The calming power of lists

“Hold on, I’ve got to make a list.”

I’ve said this so many times — at the beginning of a project when I know a lot is about to come at me, when I need to go shopping, or when I’m about to tackle some errands for the day. If I have to communicate with a group of people, I make a list so I don’t leave anyone out.

Often, I’ll find a pen and a paper when I’m feeling overwhelmed and want to get everything out of my head. The simple act of writing down what needs to be done, when, and by whom, gives me a sense of being on top of things, even when the resulting list is ridiculously long. I feel a sense of relief, which can be explained by science.

Recently, neuroscientist Daniel Levitin, author of The Organized Mind, shared his insights with the podcast, Note To Self. He said, among other things:

“I think this is really important, that you write down all the things that you have to do, clear it out of your head so that you’re not using neuro resources with that little voice reminding you to pick up milk on the way home and to check to see if you paid the utility bill and that you have to call back Aunt Tilly because she left a voicemail and she’s going to worry and all this chatter – get it out of your head, write it down, then prioritize things.”

This notion mirrors something that author and productivity expert David Allen has said for years (I’ll paraphrase here), “The mind is not for storage.

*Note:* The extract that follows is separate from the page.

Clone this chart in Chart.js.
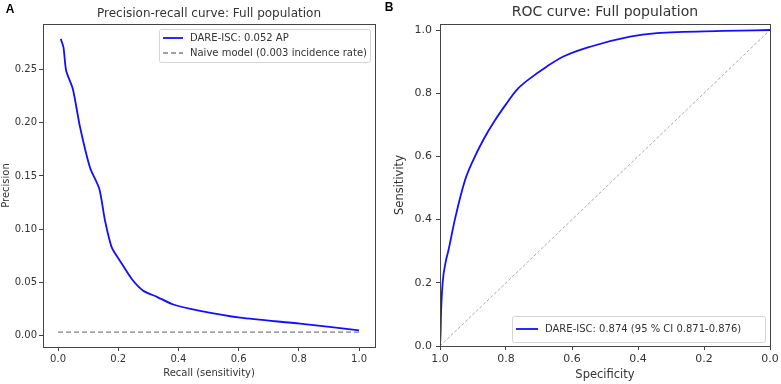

It’s for problem solving.” When you try to force it to do the former, you create dissonance and tension.

I prefer to outsource the task of remembering of what needs to be done to lists. Long-time readers know that I’ve got a pen and a notebook in my back pocket at all times. What’s inside my notebook? Lists. When I need to refer to what’s next, I just look at the notebook. My mind is free to do the work, not remember what work needs to be done.

It seems there are two types of people in the world: listers and non-listers. Unless you’ve got a mind like a steel trap, I don’t know how you do it. I’ll be a lister forever. Long live lists!

5 Comments for “The calming power of lists”

  1. posted by John Canon on

    I agree with you completely … except for 1 small coincidence.

    This morning I wrote on my whiteboard “no more lists”

  2. posted by Matt on

    Rather than being two kinds of people, I think there are three kinds of people:

    Listers (people who need lists) and two kinds of non-listers: people who don’t need lists and people who do need lists but think they don’t.

  3. posted by Laurie on

    Greetings,David. Thank you so much for this article. I have always made lists and my friends have teased me unmercifully about it. Now I know why list making is so helpful to me. Yay! I knew it all along!

  4. posted by Nan on

    There is another type – those who make copious lists and then promptly ignore them

  5. posted by Abigail Owens on

    I think that lists are mandatory in this day and age. I’m not just talking about business related lists, but also lists for daily personal activities. Also, you might have noticed that the most popular content on the web is in the form of listicles and top 10s. That’s because it’s easier to digest the information in this format.

    I create lists all the time and that helps me be more productive and time efficient. By creating a list I can see the bigger picture and focus on the problem at hand.